# UK pond plant suppliers



## not called Bob (17 Jun 2021)

every thing local seems to be very run of the mill and or silly priced. any good dealers people know of? also need to redo the filtration as pumps showing its age, is fish street still a worthwhile retailer or is there some where better for pumps?


----------



## martin-green (18 Jun 2021)

When I need a new pump, I already know which one I want, so I look at all sites selling that pump and see who is selling it for the least (including shipping) Long gone are the days when you could say "Go to XYZ site they are the cheapest" I have even seen prices change from one month to the next.

It is also true that the better quality pumps do cost more, but the often have a 5 year guarantee, and so long as you look after them they will last many years. (I have one that I got 2nd hand some 10 years ago, and it still works)

If you are not sure which pump you need, look at the specs for all pumps, bear in mind that not all pumps are the same, you can get pumps for fountains that can shift a lot of water to a reasonable height, but they also have a fine screen, so they are no use for a filter, where as a pump for a filter has large intake holes so it can take in large bits (That are then removed by the filter) but it can only pump a few feet in height, there are also general pumps, that can't decide what they are meant to be, most of these really are just pot luck as to if they will work for what you want them to do, then you get sump pumps, these can often pump water with dirt to great heights, the downside is they consume a lot of power and most can only run for a few hours at a time (since sumps should not take that long to empty) Best not mention solar pumps.


----------



## dw1305 (18 Jun 2021)

Hi all, 


not called Bob said:


> every thing local seems to be very run of the mill and or silly priced. any good dealers people know of?


What plants would you like?
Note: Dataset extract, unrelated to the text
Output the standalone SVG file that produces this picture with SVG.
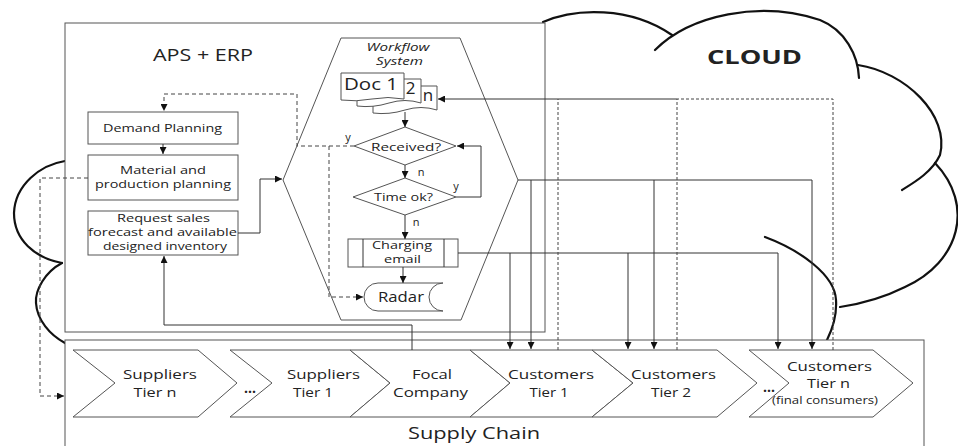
<svg xmlns="http://www.w3.org/2000/svg" width="958" height="446" viewBox="0 0 958 446">
<defs>
<marker id="ar" viewBox="0 0 8 8" refX="8" refY="4" markerWidth="7" markerHeight="7" markerUnits="userSpaceOnUse" orient="auto"><path d="M0,0 L8,4 L0,8 z" fill="#111"/></marker>
<style>
text{font-family:"Open Sans","Liberation Sans",sans-serif;fill:#222;text-anchor:middle}
.box{fill:#fff;stroke:#555;stroke-width:1}
.cloud{fill:none;stroke:#111;stroke-width:2.2;stroke-linecap:round}
.ln{fill:none;stroke:#333;stroke-width:1}
.ds{fill:none;stroke:#444;stroke-width:1;stroke-dasharray:4,3}
.dv{fill:none;stroke:#444;stroke-width:1;stroke-dasharray:3,2}
.s12{font-size:11px}
.s13{font-size:13px}
.lbl{font-size:11px;fill:#222}
</style>
</defs>
<rect width="958" height="446" fill="#fff"/>
<g id="cloud">
<path class="cloud" d="M543,22 C575,8 630,6 672,35"/>
<path class="cloud" d="M655,50 C690,15 760,0 820,20 C845,30 858,55 859,78"/>
<path class="cloud" d="M858,65 C905,72 950,115 940,155 C932,172 915,182 902,190"/>
<path class="cloud" d="M935,163 C975,205 960,262 905,287 C885,297 860,304 840,307"/>
<path class="cloud" d="M765,237 C800,250 835,275 836,300 C837,315 832,330 827,340"/>
<path class="cloud" d="M65,161 C40,165 15,185 14,213 C14,240 35,258 62,263"/>
<path class="cloud" d="M62,263 C45,272 35,290 36,303 C37,320 50,335 65,343"/>
<text x="754.5" y="64" style="font-size:20px;font-weight:bold" fill="#111" textLength="95" lengthAdjust="spacingAndGlyphs">CLOUD</text>
</g>
<g id="aps-erp">
<rect class="box" x="65" y="23" width="480" height="309"/>
<text x="203" y="61" style="font-size:16px" textLength="100" lengthAdjust="spacingAndGlyphs">APS + ERP</text>
</g>
<g id="supply-chain">
<rect class="box" x="65" y="340" width="859" height="130"/>
<text x="474" y="439" style="font-size:16px" textLength="132" lengthAdjust="spacingAndGlyphs">Supply Chain</text>
</g>
<g id="demand-planning">
<rect class="box" x="88" y="112" width="150" height="32"/>
<text class="s12" x="162.5" y="132" textLength="119" lengthAdjust="spacingAndGlyphs">Demand Planning</text>
</g>
<g id="material-planning">
<rect class="box" x="88" y="155" width="150" height="45"/>
<text class="s12" x="163" y="174" textLength="86" lengthAdjust="spacingAndGlyphs">Material and</text>
<text class="s12" x="163" y="188" textLength="136" lengthAdjust="spacingAndGlyphs">production planning</text>
</g>
<g id="request-sales">
<rect class="box" x="88" y="211" width="150" height="44"/>
<text class="s12" x="163.5" y="222" textLength="93" lengthAdjust="spacingAndGlyphs">Request sales</text>
<text class="s12" x="162.5" y="236" textLength="149" lengthAdjust="spacingAndGlyphs">forecast and available</text>
<text class="s12" x="165" y="250" textLength="124" lengthAdjust="spacingAndGlyphs">designed inventory</text>
</g>
<g id="workflow-system">
<polygon class="box" points="341,38 460,38 518,180 461,320 341,320 283,180"/>
<text x="398" y="51" style="font-size:11px;font-style:italic" textLength="63" lengthAdjust="spacingAndGlyphs">Workflow</text>
<text x="399.5" y="65" style="font-size:11px;font-style:italic" textLength="47" lengthAdjust="spacingAndGlyphs">System</text>
</g>
<g id="documents">
<path class="box" d="M373,86 H437 V110 Q421,105 405,110 T373,113 Z"/>
<path class="box" d="M357,79 H421 V103 Q405,98 389,103 T357,106 Z"/>
<path class="box" d="M341,73 H404 V99 Q388,96 372,99 T341,100 Z"/>
<text x="371" y="90" style="font-size:17px" textLength="54" lengthAdjust="spacingAndGlyphs">Doc 1</text>
<text x="410.5" y="94" style="font-size:17px">2</text>
<text x="428" y="101" style="font-size:17px">n</text>
</g>
<g id="received">
<polygon class="box" points="354,146 405,127 456,146 405,165"/>
<text class="s12" x="406" y="151" textLength="70" lengthAdjust="spacingAndGlyphs">Received?</text>
</g>
<g id="time-ok">
<polygon class="box" points="353,197 405,178 456,197 405,215"/>
<text class="s12" x="403.5" y="201" textLength="59" lengthAdjust="spacingAndGlyphs">Time ok?</text>
</g>
<g id="charging-email">
<rect class="box" x="348" y="239" width="110" height="28"/>
<path class="ln" d="M363,239 V267 M444,239 V267"/>
<text class="s12" x="402" y="249" textLength="60" lengthAdjust="spacingAndGlyphs">Charging</text>
<text class="s12" x="402.5" y="263" textLength="37" lengthAdjust="spacingAndGlyphs">email</text>
</g>
<g id="radar">
<path class="box" d="M378,283 H443 A14,14 0 0,0 443,311 H378 A14,14 0 0,1 378,283 Z"/>
<text x="401" y="302" style="font-size:14px" textLength="46" lengthAdjust="spacingAndGlyphs">Radar</text>
</g>
<g id="suppliers-tier-n">
<polygon class="box" points="73,350 198,350 237,383 198,417 73,417 115,383"/>
<text class="s13" x="160" y="379" textLength="74" lengthAdjust="spacingAndGlyphs">Suppliers</text>
<text class="s13" x="155" y="397" textLength="43" lengthAdjust="spacingAndGlyphs">Tier n</text>
</g>
<g id="suppliers-tier-1">
<polygon class="box" points="230,350 350,350 390,383 350,417 230,417 272,383"/>
<text class="s13" x="323.5" y="379" textLength="73" lengthAdjust="spacingAndGlyphs">Suppliers</text>
<text class="s13" x="313" y="397" textLength="40" lengthAdjust="spacingAndGlyphs">Tier 1</text>
</g>
<g id="focal-company">
<polygon class="box" points="350,350 470,350 510,383 470,417 350,417 390,383"/>
<text class="s13" x="432" y="379" textLength="40" lengthAdjust="spacingAndGlyphs">Focal</text>
<text class="s13" x="430.5" y="397" textLength="75" lengthAdjust="spacingAndGlyphs">Company</text>
</g>
<g id="customers-tier-1">
<polygon class="box" points="470,350 592,350 633,383 592,417 470,417 510,383"/>
<text class="s13" x="551" y="379" textLength="86" lengthAdjust="spacingAndGlyphs">Customers</text>
<text class="s13" x="549" y="397" textLength="39" lengthAdjust="spacingAndGlyphs">Tier 1</text>
</g>
<g id="customers-tier-2">
<polygon class="box" points="592,350 717,350 757,383 717,417 592,417 633,383"/>
<text class="s13" x="673.5" y="379" textLength="85" lengthAdjust="spacingAndGlyphs">Customers</text>
<text class="s13" x="671" y="397" textLength="40" lengthAdjust="spacingAndGlyphs">Tier 2</text>
</g>
<g id="customers-tier-n">
<polygon class="box" points="749,350 873,350 913,383 873,417 749,417 789,383"/>
<text class="s13" x="829.5" y="371" textLength="85" lengthAdjust="spacingAndGlyphs">Customers</text>
<text class="s13" x="828.5" y="388" textLength="43" lengthAdjust="spacingAndGlyphs">Tier n</text>
<text x="825" y="404" style="font-size:10px" textLength="106" lengthAdjust="spacingAndGlyphs">(final consumers)</text>
</g>
<g id="ellipses">
<text x="250" y="393" style="font-size:14px;font-weight:bold">...</text>
<text x="769" y="392" style="font-size:14px;font-weight:bold">...</text>
</g>
<g id="connectors">
<path class="ln" d="M163,144 V154" marker-end="url(#ar)"/>
<path class="ln" d="M238,233 H260 V179 H282" marker-end="url(#ar)"/>
<path class="ln" d="M412,350 V325 H164 V256" marker-end="url(#ar)"/>
<path class="ds" d="M354,146 H297 V94 H164 V111" marker-end="url(#ar)"/>
<path class="ds" d="M329,146 V297 H363" marker-end="url(#ar)"/>
<path class="ds" d="M88,178 H40 V396 H64" marker-end="url(#ar)"/>
<path class="ln" d="M405,112 V127" marker-end="url(#ar)"/>
<path class="ln" d="M405,165 V178" marker-end="url(#ar)"/>
<path class="ln" d="M405,215 V239" marker-end="url(#ar)"/>
<path class="ln" d="M403,267 V283" marker-end="url(#ar)"/>
<path class="ln" d="M456,197 H481 V146 H457" marker-end="url(#ar)"/>
<path class="ln" d="M518,180 H812"/>
<path class="ln" d="M531,180 V349" marker-end="url(#ar)"/>
<path class="ln" d="M654,180 V349" marker-end="url(#ar)"/>
<path class="ln" d="M812,180 V349" marker-end="url(#ar)"/>
<path class="ln" d="M458,253 H778"/>
<path class="ln" d="M510,253 V349" marker-end="url(#ar)"/>
<path class="ln" d="M628,253 V349" marker-end="url(#ar)"/>
<path class="ln" d="M778,253 V349" marker-end="url(#ar)"/>
<path class="dv" d="M558,350 V99 M677,350 V99 M833,350 V99 H677"/>
<path class="ln" d="M677,99 H438" marker-end="url(#ar)"/>
<text class="lbl" x="348" y="141">y</text>
<text class="lbl" x="421" y="176">n</text>
<text class="lbl" x="456" y="190">y</text>
<text class="lbl" x="416" y="226">n</text>
</g>
</svg>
I don't have a supplier in mind, but I have access to a lot of ponds, some ornamental and some more natural.

cheers Darrel


----------



## not called Bob (18 Jun 2021)

I like the calla lilly that can be submerged, but it's basically I have a mini pond off of the fishpond, it's ideally a veg filter, so anything that attractive and grows well. Used to have floating planters, but during breeding there was always a few fatalities from fish leaping into and getting stuck. They were normally water cress, part as it grows so fast and part as we and the fish could eat it.


----------